CBSE Class 11 » CBSE Class 11 Study Materials » Accountancy » Redemption by Purchase in Open Market

Redemption by Purchase in Open Market

Redemption by purchase in an open market is a special condition for a company. In this condition, the company has the authority to purchase its own debentures by the Article of Association.

Debentures are the type of investment or marketable security issued by an entity to raise money for long-term activities. The reimbursement of debentures is called the redemption of debentures, considered the entity’s liability. Debentures may be redeemed at par or premium or discount following the terms of the issue. Debentures are a charge on assets, and hence their repayment is necessary per the terms of issue, which are clearly stated in the debenture certificate. According to the Companies Act, if authorized by its article of association, a company can redeem its debentures by purchasing in the open market. The open market refers to purchasing own debentures from the stock market. The company shall adopt this procedure only when the debentures of its own company are at a discount on the stock market.

SEBI (Securities and Exchange Board of India) Guidelines for Redemption of Debentures

There are two basic guidelines according to SEBI for the redemption of debentures. These are as follows:

  • The obligation for creating DRR (Debenture Redemption Reserve) is only for the non-convertible debentures and the non-convertible part of partly convertible debentures.
  • The unlisted company will create a DRR, at least 10% equivalent to the nominal value of those outstanding debentures. 

Options after Purchasing their Own Debentures from the Open Market

After purchasing the debentures from the stock market, the company might follow these two options:

  • In the first option, the company purchases the debentures for cancellation. This cancellation is only possible when the Board of Directors passes its resolution.
  • Secondly, instead of cancelling the debentures, the company keeps them alive for issuing them in the future. The company keeps these debentures as the ‘investment in the own debentures’. 

A case when the Company Willingly Purchases own Debentures for Cancellation only

If the purchase price of these debentures is more than the nominal or face value, then there must be a loss on the redemption of such debentures. Moreover, the debited loss is in the form of ‘loss on Redemption of Debentures A/c’.

When the Company Purchases own Debentures for Immediate Cancellation and such Debentures are Redeemable at a Premium

When the Company Purchases its own Debentures for Immediate Cancellation and such Debentures are Redeemable at a premium, then the premium payable on the redemption will not be paid. Therefore, these debentures will become a capital profit for that company.

Note: When you pass the journal entry for cancellation of your own debentures bought from the open market, you must debit the premium on Redemption from Debentures A/c.

When own Debentures are kept as Investment for the Future

The company does not always cancel their debentures, but sometimes they keep it as an investment. It is usually when the company has surplus funds. Therefore, they do not wish to invest these funds in other companies but in their own. It may be due to the following three reasons:

  • When the company’s own debentures are in the market at a lesser value than the nominal (face) value.
  • They want to save the interest that otherwise would have been payable on such debentures.
  • To keep alive and resell these debentures in the future.

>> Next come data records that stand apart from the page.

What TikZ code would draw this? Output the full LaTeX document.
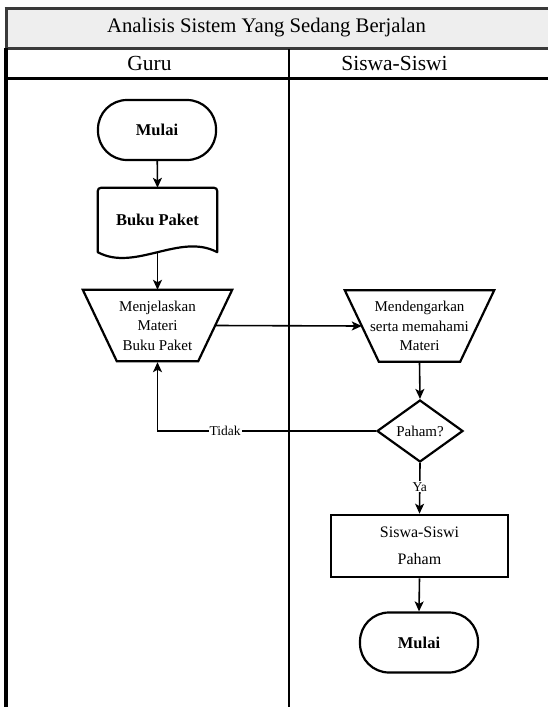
\documentclass[tikz,border=0pt]{standalone}
\usepackage{fontspec}
\setmainfont{Liberation Serif}
\usetikzlibrary{arrows.meta,shapes.geometric,calc}
\definecolor{bandgrey}{HTML}{EEEEEE}
\definecolor{rulegrey}{HTML}{3A3A3A}
\begin{document}
\begin{tikzpicture}[x=1pt,y=-1pt,
  fs/.style={font=\fontsize{#1}{25}\selectfont},
  terminal/.style={draw, rectangle, rounded corners=29pt, line width=2.2pt,
    minimum width=118pt, minimum height=60pt, inner sep=0pt,
    font=\fontsize{16.5}{20}\selectfont\bfseries},
  iobox/.style={rectangle, minimum width=149pt, minimum height=71pt,
    inner sep=0pt, align=center, font=\fontsize{15}{19.5}\selectfont},
  ioline/.style={draw, line width=2.2pt, line join=miter},
  process/.style={draw, rectangle, line width=2.6pt, minimum width=177pt,
    minimum height=62pt, align=center, font=\fontsize{16}{27}\selectfont},
  decision/.style={draw, diamond, line width=2.2pt, minimum width=86pt,
    minimum height=62pt, inner sep=0pt, font=\fontsize{15}{18}\selectfont},
  flow/.style={line width=1.6pt, -{Stealth[length=10pt,width=9pt,inset=2.5pt]}},
  tag/.style={fill=white, inner sep=1pt, font=\fontsize{13.5}{16}\selectfont}
]
\useasboundingbox (0,0) rectangle (547,707);

% swimlane frame
\fill[bandgrey] (6,8) rectangle (548,48);
\draw[rulegrey, line width=3pt] (4.5,8) -- (548,8);
\draw[rulegrey, line width=3pt] (6,8) -- (6,48);
\draw[rulegrey, line width=3pt] (6,48) -- (548,48);
\draw[black, line width=3pt] (6,78) -- (548,78);
\draw[black, line width=3.2pt] (6,48) -- (6,708);
\draw[black, line width=2.6pt] (289,49) -- (289,708);

\node[fs=20.7] (title) at (266.5,28) {Analisis Sistem Yang Sedang Berjalan};
\node[fs=21.5] (laneA) at (149.5,63) {Guru};
\node[fs=21.5] (laneB) at (394.5,63) {Siswa-Siswi};

% Guru lane
\node[terminal] (start) at (157,130) {Mulai};
\node[minimum width=119pt, minimum height=64pt, inner sep=0pt,
      font=\fontsize{16.5}{20}\selectfont\bfseries] (doc) at (157.5,220) {Buku Paket};
\draw[line width=2.2pt, line join=round]
  (doc.south west) [rounded corners=3pt] -- (doc.north west) -- (doc.north east)
  [sharp corners] -- (doc.south east)
  .. controls +(-37,-20) and +(37,20) .. (doc.south west) -- cycle;

\node[iobox] (explain) at (157.5,325.5) {Menjelaskan\\Materi\\Buku Paket};
\draw[ioline] (explain.north west) -- (explain.north east)
  -- ($(explain.south east)+(-34,0)$) -- ($(explain.south west)+(34,0)$) -- cycle;

% Siswa-Siswi lane
\node[iobox] (listen) at (419.5,326) {Mendengarkan\\serta memahami\\Materi};
\draw[ioline] (listen.north west) -- (listen.north east)
  -- ($(listen.south east)+(-34,0)$) -- ($(listen.south west)+(34,0)$) -- cycle;
\node[decision] (check) at (420,431) {Paham?};
\node[process] (understood) at (419.5,546) {Siswa-Siswi\\Paham};
\node[terminal] (finish) at (419,642.5) {Mulai};

% connectors
\draw[flow] (start) -- (doc.north);
\draw[flow] (doc.south) -- (explain.north);
\draw[flow] ($(explain.east)+(-17,0)$) -- ($(listen.west)+(17,0)$);
\draw[flow] (listen.south) -- (check.north);
\draw[flow] (check.west) -| node[tag, pos=0.345] (no) {Tidak} ($(explain.south)+(0,1)$);
\draw[flow] (check.south) -- node[tag, pos=0.47] (yes) {Ya} (understood.north);
\draw[flow] (understood.south) -- (finish.north);
\end{tikzpicture}
\end{document}
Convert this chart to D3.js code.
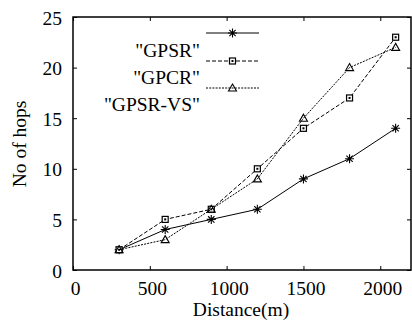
<!DOCTYPE html>
<html><head><meta charset="utf-8">
<script src="https://cdn.jsdelivr.net/npm/d3@7"></script>
<style>body{margin:0;background:#fff}svg{display:block}</style>
</head><body>
<script>
const distances = [300, 600, 900, 1200, 1500, 1800, 2100];
const gpsr = [2, 4, 5, 6, 9, 11, 14];
const gpcr = [2, 5, 6, 10, 14, 17, 23];
const gpsrvs = [2, 3, 6, 9, 15, 20, 22];
const seriesNames = ['"GPSR"', '"GPCR"', '"GPSR-VS"'];
const xTicks = [0, 500, 1000, 1500, 2000];
const yTicks = [0, 5, 10, 15, 20, 25];

const W = 412, H = 327;
const m = {l: 73, r: 1, t: 17, b: 57};
const FONT = "Liberation Serif";
const fs = 19.5;
const svg = d3.select("body").append("svg").attr("width", W).attr("height", H);
const x = d3.scaleLinear().domain([0, 2200]).range([m.l, W - m.r]);
const y = d3.scaleLinear().domain([0, 25]).range([H - m.b, m.t]);

// axes
const gx = svg.append("g").attr("transform", `translate(0,${H - m.b})`)
  .call(d3.axisBottom(x).tickValues(xTicks).tickSize(-4).tickPadding(0).tickFormat(d3.format("d")));
const gxt = svg.append("g").attr("transform", `translate(0,${m.t})`)
  .call(d3.axisTop(x).tickValues(xTicks).tickSize(-4).tickFormat(""));
const gy = svg.append("g").attr("transform", `translate(${m.l},0)`)
  .call(d3.axisLeft(y).tickValues(yTicks).tickSize(-4).tickPadding(0));
const gyr = svg.append("g").attr("transform", `translate(${W - m.r},0)`)
  .call(d3.axisRight(y).tickValues(yTicks).tickSize(-4).tickFormat(""));
[gx, gxt, gy, gyr].forEach(g => {
  g.attr("font-family", FONT).attr("font-size", fs);
  g.select(".domain").remove();
  g.selectAll("line").attr("stroke", "#000");
  g.selectAll("text").style("font-family", FONT).style("font-size", fs + "px").attr("fill", "#000");
});
gx.selectAll("text").attr("y", 25).attr("dy", null).attr("dx", 2);
gy.selectAll("text").attr("x", -11).attr("dy", "0.36em");
// frame
svg.append("rect").attr("x", m.l).attr("y", m.t).attr("width", W - m.r - m.l).attr("height", H - m.b - m.t)
  .attr("fill", "none").attr("stroke", "#000").attr("stroke-width", 1.5);

// labels
svg.append("text").attr("x", 241).attr("y", 316).attr("text-anchor", "middle")
  .style("font-family", FONT).style("font-size", fs + "px").text("Distance(m)");
svg.append("text").attr("transform", `translate(26,144) rotate(-90)`)
  .attr("text-anchor", "middle").style("font-family", FONT).style("font-size", fs + "px").text("No of hops");

const data = [gpsr, gpcr, gpsrvs];
const dashes = [null, "4,2", "2,1.2"];
const line = d3.line().x((d, i) => x(distances[i])).y(d => y(d));

function marker(g, k, cx, cy) {
  if (k === 0) {
    const s = 4.5;
    g.append("path").attr("d",
      `M${cx - s},${cy}H${cx + s}M${cx},${cy - s}V${cy + s}M${cx - s * 0.7},${cy - s * 0.7}L${cx + s * 0.7},${cy + s * 0.7}M${cx - s * 0.7},${cy + s * 0.7}L${cx + s * 0.7},${cy - s * 0.7}`)
      .attr("stroke", "#000").attr("stroke-width", 1.1).attr("fill", "none");
  } else if (k === 1) {
    g.append("rect").attr("x", cx - 3).attr("y", cy - 3).attr("width", 6).attr("height", 6)
      .attr("fill", "#fff").attr("stroke", "#000").attr("stroke-width", 1.2);
    g.append("rect").attr("x", cx - 1).attr("y", cy - 1).attr("width", 2).attr("height", 2).attr("fill", "#000");
  } else {
    const s = 4;
    g.append("path").attr("d", `M${cx},${cy - s}L${cx + s},${cy + s * 0.75}L${cx - s},${cy + s * 0.75}Z`)
      .attr("fill", "none").attr("stroke", "#000").attr("stroke-width", 1.1);
  }
}

data.forEach((vals, k) => {
  const g = svg.append("g");
  g.append("path").datum(vals).attr("d", line).attr("fill", "none").attr("stroke", "#000")
    .attr("stroke-width", 1).attr("stroke-dasharray", dashes[k]);
  vals.forEach((v, i) => marker(g, k, x(distances[i]), y(v)));
});

// legend
const legY = [33, 61, 88];
const legTextY = [57, 84, 111];
data.forEach((vals, k) => {
  const g = svg.append("g");
  g.append("line").attr("x1", 206).attr("x2", 259).attr("y1", legY[k]).attr("y2", legY[k])
    .attr("stroke", "#000").attr("stroke-width", 1).attr("stroke-dasharray", dashes[k]);
  marker(g, k, 232.5, legY[k]);
  g.append("text").attr("x", 200).attr("y", legTextY[k]).attr("text-anchor", "end")
    .style("font-family", FONT).style("font-size", fs + "px").text(seriesNames[k]);
});
</script>
</body></html>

Note: When a company buys its own debentures, not for cancellation, the debit is from the account “Investment in own Debentures” instead of “Own Debentures Account”. 

The Three Main Sources of finance for the redemption of debentures

The company can pay the amount for the redemption of debenture from the following three sources:

  • Redemption of debentures out of capital: When their un-left profits to redeem debentures, it is known as the redemption of debenture out of capital. Thus, no transfer of profits to Debenture Redemption Reserve happens in such conditions. 
  • Redemption of debentures out of profit: Redemption out of profit indicates that an amount equal to debentures outstanding (i.e. 100% of the nominal value) of outstanding debentures will be transferred from the divisible profits to the Debenture Redemption Reserve Account i.e. the newly opened account.
  • Redemption of debentures out of capital and profits: Redemption of debentures out of capital and profits is partly out of capital and partly out of profits. For example, A company creates a Debenture Redemption Reserve of 30% of outstanding debentures, then this 30% will be the debentures out of profit. The other 70% shall be the redemption out of the capital of that company. 

Conclusion 

Redemption by purchase in an open market is a special condition for a company. The company has the authority to purchase its own debentures in the open market by the Article of Association. The company follows this procedure, especially when the debentures of its own company are at a discount on the stock market and they wants are willing to buy it. They might also want to buy it to save the interest that otherwise would have been payable on such debentures. After purchasing the debentures from the stock market, the company might either cancel the purchased debentures or keep them alive for issuing them in the future. The company keeps these debentures as the ‘investment in the own debentures’. The cancellation is only possible when the Board of Directors passes its resolution.